Folic Acid Supplement Use and Increased Risk of Gestational
Current results regarding the effect of folic acid (FA) supplement use on gestational hypertension (GH) and preeclampsia are limited and inconsistent. This study aimed to investigate whether FA supplement use was associated with GH and preeclampsia. Participants from the Tongji Maternal and Child Health Cohort with information on periconceptional FA supplement use and diagnosis of GH/preeclampsia were included (n=4853). Robust Poisson regression was used to assess the association of FA supplement use and GH and preeclampsia.

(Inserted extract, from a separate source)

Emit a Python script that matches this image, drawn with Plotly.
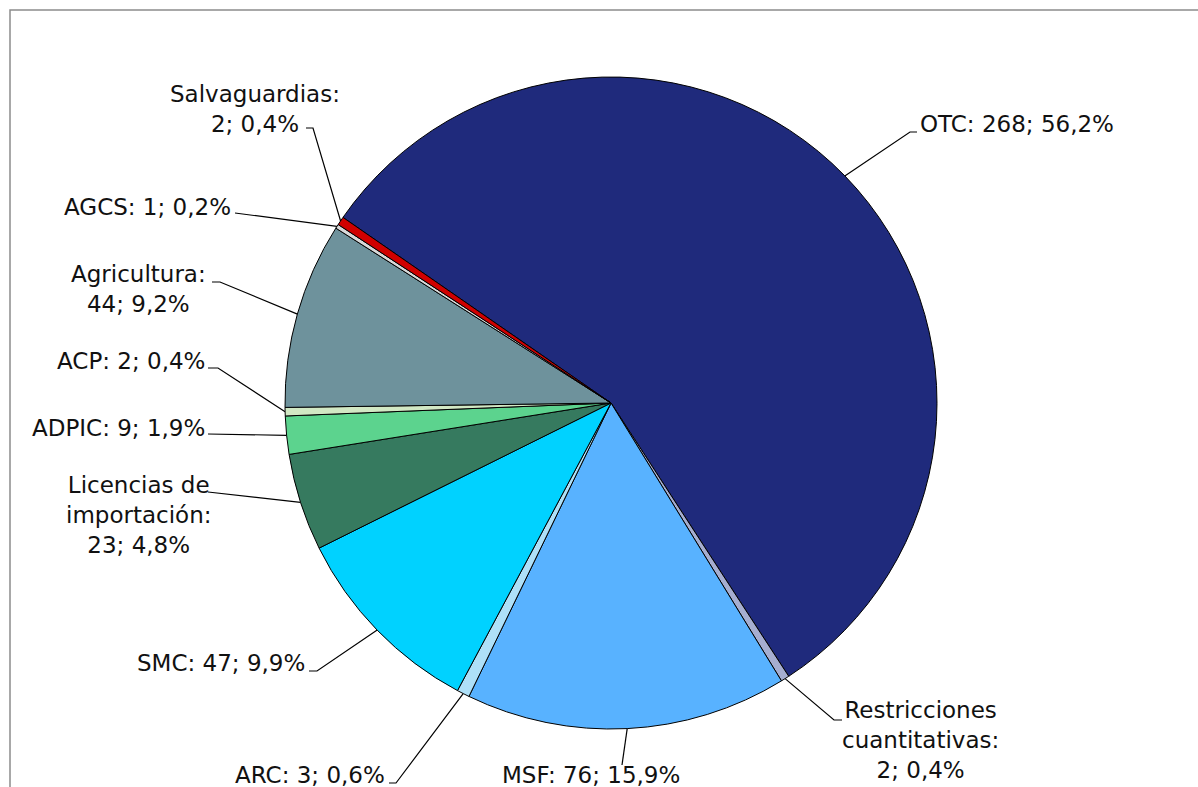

Among the 4853 participants in this study, 1161 (23.9%) and 161 (3.3%) women were diagnosed with GH and preeclampsia, respectively. The risk ratio of developing GH was higher in women who used ≥800 µg/d FA supplement from prepregnancy through midpregnancy than nonusers. After adjusting for social-demographic, reproductive, lifestyle factors, family history of hypertension, other supplement use, and gestational weight gain, the adverse association remained significant. Restricting the analysis among women with normal weight, without family history of hypertension, and without gestational diabetes mellitus, the positive FA-GH association still existed.

Researchers did not find any significant association between FA supplement use and preeclampsia regardless of adjustment. High-dose. FA supplement use from prepregnancy through midpregnancy was associated with increased risk of GH. Attention should be given to avoid the potential risk of GH due to inappropriate FA supplement use in women who are planning or capable of pregnancy.